Şimdi duyuyorum da Kanlıca’da yoğurt
yemek çok pahalıymış. Sadece pudra şekerli de değilmiş. Vişneli, çilekli,
reçelli, ballı da oluyormuş. Ben 1-4 milyonluk İstanbul’u anlatıyorum. Bugün 20
milyon yaşıyor bu kentte. Her yer kalabalık. Her yerde yeni çeşitler istiyor
insanlar. Gelenek görenek değişiyor dolayısıyla. Alışacağız...

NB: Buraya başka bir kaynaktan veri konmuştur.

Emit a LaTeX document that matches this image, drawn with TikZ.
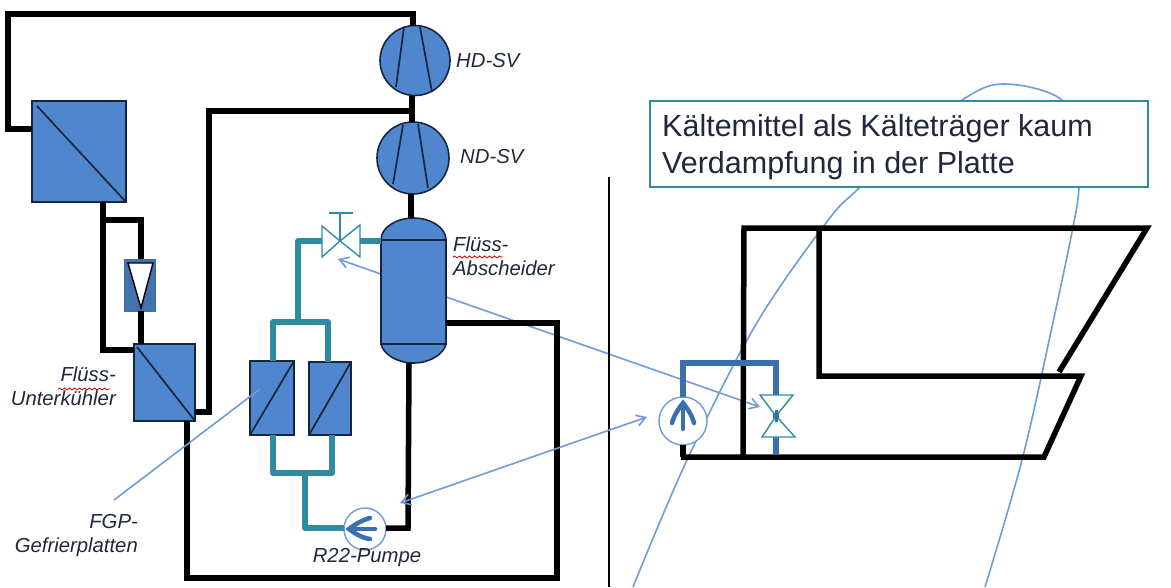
\documentclass[tikz,border=0pt]{standalone}
\usepackage{fontspec}
\setmainfont{Liberation Sans}
\usetikzlibrary{arrows.meta,decorations.pathmorphing}
\definecolor{fillblue}{HTML}{4F86CE}
\definecolor{darkline}{HTML}{16263F}
\definecolor{tealpipe}{HTML}{2F8CA0}
\definecolor{pumpblue}{HTML}{3A6FAE}
\definecolor{thinblue}{HTML}{6F9CD9}
\definecolor{labelcol}{HTML}{20283C}
\tikzset{
  blackpipe/.style={line width=5.5pt,black,line join=miter},
  tealline/.style={line width=5.5pt,tealpipe,line join=round},
  bluepipe/.style={line width=5.5pt,pumpblue,line join=miter},
  leader/.style={line width=1.6pt,thinblue},
  arrowlead/.style={leader,{Straight Barb[length=9pt,width=11pt,line width=1.6pt]}-{Straight Barb[length=9pt,width=11pt,line width=1.6pt]}},
  hxbox/.style={draw=darkline,line width=1.6pt,fill=fillblue,outer sep=0pt,inner sep=0pt},
  compressor/.style={circle,draw=darkline,line width=1.6pt,fill=fillblue,outer sep=0pt,inner sep=0pt},
  blade/.style={darkline,line width=1.7pt},
  pumpring/.style={circle,draw=thinblue,line width=1.4pt,fill=white,outer sep=0pt,inner sep=0pt},
  pumparrow/.style={pumpblue,line width=4.5pt,line cap=round},
  valveshape/.style={draw=tealpipe,line width=1.4pt,fill=white,line join=miter},
  lab/.style={font=\fontsize{20.3}{24}\selectfont\itshape,text=labelcol,inner sep=0pt},
  squiggle/.style={red!85!black,line width=0.8pt,decorate,decoration={snake,amplitude=1pt,segment length=5pt}}
}
\begin{document}
\begin{tikzpicture}[x=1pt,y=-1pt]
\useasboundingbox (0,0) rectangle (1171,587);
\fill[white] (0,0) rectangle (1171,587);

% free ends of the thin lines
\coordinate (c1) at (633,587); \coordinate (c2) at (687,460); \coordinate (c3) at (755,326);
\coordinate (c4) at (826,223); \coordinate (c5) at (857,190); \coordinate (c5b) at (905,145); \coordinate (c6) at (962,100);
\coordinate (c7) at (1004,84); \coordinate (c8) at (1062,100); \coordinate (c8b) at (1079,145); \coordinate (c9) at (1079,188);
\coordinate (c10) at (1073,227); \coordinate (c11) at (1052,327); \coordinate (c12) at (1022,460);
\coordinate (c13) at (985,587);
\draw[leader] plot[smooth,tension=0.6] coordinates {(c1) (c2) (c3) (c4) (c5) (c5b) (c6) (c7) (c8) (c8b) (c9) (c10) (c11) (c12) (c13)};

\coordinate (arrA) at (338,259); \coordinate (arrB) at (760,407);
\draw[arrowlead] (arrA) -- (arrB);

% divider
\coordinate (divT) at (609,177); \coordinate (divB) at (609,587);
\draw[black,line width=1.6pt] (divT) -- (divB);

% text box
\node[draw=tealpipe,line width=1.4pt,fill=white,minimum width=498pt,minimum height=86pt,inner sep=0pt,outer sep=0pt] (note) at (899,144) {};
\node[anchor=west,align=left,inner sep=0pt,text=labelcol,font=\fontsize{30.5}{36.5}\selectfont] (notetext) at (662,147) {Kältemittel als Kälteträger kaum\\Verdampfung in der Platte};

% left equipment
\node[hxbox,minimum width=94pt,minimum height=101pt] (hxa) at (79,151.5) {};
\node[hxbox,minimum width=61pt,minimum height=77pt] (hxb) at (164.5,382.5) {};
\node[compressor,minimum size=70pt] (hd) at (415,60.5) {};
\node[compressor,minimum size=72pt] (nd) at (413,158) {};
\node[hxbox,minimum width=44pt,minimum height=74pt] (fa) at (272,398) {};
\node[hxbox,minimum width=42pt,minimum height=73pt] (fb) at (330,398.5) {};
\node[hxbox,minimum width=65pt,minimum height=104pt] (sep) at (413.5,292) {};
\node[draw=pumpblue,line width=1pt,fill=fillblue!85!black,minimum width=31pt,minimum height=52pt,inner sep=0pt,outer sep=0pt] (chk) at (139.5,285) {};
\node[pumpring,minimum size=42pt] (pumpa) at (365,529) {};
\node[pumpring,minimum size=48pt] (pumpb) at (683,421) {};

% separator caps
\draw[hxbox] (sep.north west) .. controls (381,227) and (397,218) .. (413.5,218) .. controls (430,218) and (446,227) .. (sep.north east) -- cycle;
\draw[hxbox] (sep.south west) .. controls (383,354) and (397,363) .. (413.5,363) .. controls (430,363) and (444,354) .. (sep.south east) -- cycle;
\coordinate (sepT) at (411,218); \coordinate (sepB) at (409,363);

% exchanger diagonals and compressor blades
\draw[blade] (37,106) -- (hxa.south east);
\draw[blade] (137,347) -- (hxb.south east);
\draw[blade] (fa.south west) -- (fa.north east);
\draw[blade] (fb.south west) -- (fb.north east);
\draw[blade] (404,27) -- (396,87);
\draw[blade] (420,27) -- (432,92);
\draw[blade] (403,125) -- (393,184);
\draw[blade] (418,124) -- (428,188);

% check valve
\coordinate (chkA) at (128,263); \coordinate (chkB) at (153,263); \coordinate (chkC) at (141,308);
\fill[white] (chkA) -- (chkB) -- (chkC) -- cycle;
\draw[black,line width=1.4pt,line join=miter] (chkA) -- (chkB) -- (chkC) -- cycle;

% black pipes, upper left loop
\coordinate (p1) at (8,14); \coordinate (p2) at (413,14); \coordinate (p3) at (8,129);
\draw[blackpipe] (hd.north -| p2) |- (p1) |- (hxa.west |- p3);
\coordinate (p4) at (103,220); \coordinate (p5) at (141,220); \coordinate (p6) at (103,350);
\draw[blackpipe] (hxa.south -| p6) -- (p6) -- (hxb.west |- p6);
\draw[blackpipe] (p4) -- (p5) -- (chk.north -| p5);
\draw[blackpipe] (chk.south -| p5) -- (hxb.north -| p5);
\coordinate (p7) at (209,412); \coordinate (p8) at (209,111);
\draw[blackpipe] (hxb.east |- p7) -- (p7) -- (p8) -- (411,111);
\draw[blackpipe] (hd.south -| 412,0) -- (nd.north -| 412,0);
\draw[blackpipe] (nd.south -| sepT) -- (sepT);
\coordinate (p9) at (557,323); \coordinate (p10) at (557,578); \coordinate (p11) at (187,578);
\draw[blackpipe] (sep.east |- p9) -- (p9) -- (p10) -- (p11) -- (hxb.south -| p11);
\coordinate (p12) at (408,528);
\draw[blackpipe] (sepB) -- (p12) -- (pumpa.east |- p12);

% stop valve with stem
\coordinate (vm) at (340,241); \coordinate (vl) at (322,226); \coordinate (vl2) at (322,257);
\coordinate (vr) at (360,225); \coordinate (vr2) at (360,257);
\coordinate (stT) at (340,213); \coordinate (stL) at (329,213); \coordinate (stR) at (353,213);
\draw[valveshape] (vm) -- (vl) -- (vl2) -- cycle;
\draw[valveshape] (vm) -- (vr) -- (vr2) -- cycle;
\draw[tealpipe,line width=2.4pt] (vm) -- (stT) (stL) -- (stR);

% teal pipes
\coordinate (t1) at (298,241); \coordinate (t2) at (298,322); \coordinate (t3) at (273,322);
\coordinate (t4) at (328,322); \coordinate (t5) at (273,473); \coordinate (t6) at (332,473);
\coordinate (t7) at (305,473); \coordinate (t8) at (305,528);
\draw[tealline] (sep.west |- vm) -- (360,241);
\draw[tealline] (322,241) -- (t1) -- (t2);
\draw[tealline] (fa.north -| t3) -- (t3) -- (t4) -- (fb.north -| t4);
\draw[tealline] (fa.south -| t5) -- (t5) -- (t6) -- (fb.south -| t6);
\draw[tealline] (t7) -- (t8) -- (pumpa.west |- t8);

% left pump arrow
\draw[pumparrow] (349,529) -- (375,529);
\draw[pumparrow] (370,518) .. controls (362,520) and (354,525) .. (349,529) .. controls (354,533) and (362,538) .. (370,539);

% right-hand loop
\coordinate (q1) at (744,228); \coordinate (q2) at (1147,228); \coordinate (q3) at (1059,372);
\draw[blackpipe,line join=miter] (q3) -- (q2) -- (q1) -- (743,457);
\coordinate (q4) at (819,231); \coordinate (q5) at (819,376); \coordinate (q6) at (1081,376);
\coordinate (q7) at (1044,457); \coordinate (q8) at (681,457);
\draw[blackpipe] (q4) -- (q5) -- (q6) -- (q7) -- (q8);
\coordinate (r1) at (683,363); \coordinate (r2) at (776,363);
\coordinate (w1) at (760,395); \coordinate (w2) at (793,395); \coordinate (w3) at (776,416);
\coordinate (w4) at (762,437); \coordinate (w5) at (795,437);
\draw[bluepipe] (pumpb.north) -- (r1) -- (r2) -- (w3);
\draw[bluepipe] (w3) -- (776,455);
\draw[blackpipe] (pumpb.south) -- (683,457);
\draw[valveshape,fill=white] (w1) -- (w2) -- (w3) -- cycle;
\draw[valveshape,fill=white] (w4) -- (w5) -- (w3) -- cycle;
\draw[pumpblue,line width=3pt] (776,410) -- (776,422);
\draw[pumparrow] (683,403) -- (683,429);
\draw[pumparrow] (672,423) .. controls (674,415) and (679,408) .. (683,403) .. controls (687,408) and (692,415) .. (694,423);

% thin lines over the pipes
\coordinate (arrC) at (400,503); \coordinate (arrD) at (647,417);
\draw[arrowlead] (arrC) -- (arrD);
\coordinate (leadA) at (114,500); \coordinate (leadB) at (260,389);
\draw[leader] (leadA) -- (leadB);

% labels
\node[lab,anchor=west] (lhd) at (456,61) {HD-SV};
\node[lab,anchor=west] (lnd) at (460,157) {ND-SV};
\node[lab,anchor=north west,align=left] (lab1) at (453,237) {Flüss-\\Abscheider};
\node[lab,anchor=north east,align=right] (lab2) at (116,367) {Flüss-\\Unterkühler};
\node[lab,anchor=north east,align=right] (lab3) at (138,514) {FGP-\\Gefrierplatten};
\node[lab] (lab4) at (367,558) {R22-Pumpe};
\coordinate (s1) at (453,257); \coordinate (s2) at (503,257);
\coordinate (s3) at (58,389); \coordinate (s4) at (110,389);
\draw[squiggle] (s1) -- (s2);
\draw[squiggle] (s3) -- (s4);
\end{tikzpicture}
\end{document}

Kanlıca’ya vapurla veya cam
kenarında oturabilirseniz belediye otobüsüyle gitmenizi öneririm. Etrafı
seyretmek ayrı bir keyiftir çünkü…
ARİF ATILGAN 2025 MAYIS
https://atilganblog.blogspot.com/2025/05/kanlica-iskelesi-kanlca-beykoz-ilcesine.html
https://arifatilgan.wixsite.com/arifatilgan/single-post/kanlica-i%CC%87skelesi%CC%87
Not:
-Limpos kelimesinin nereden
geldiğini bulamadım. Hoca Yahya Efendi Sahilhanesi’nin de fotoğrafını bulamadım.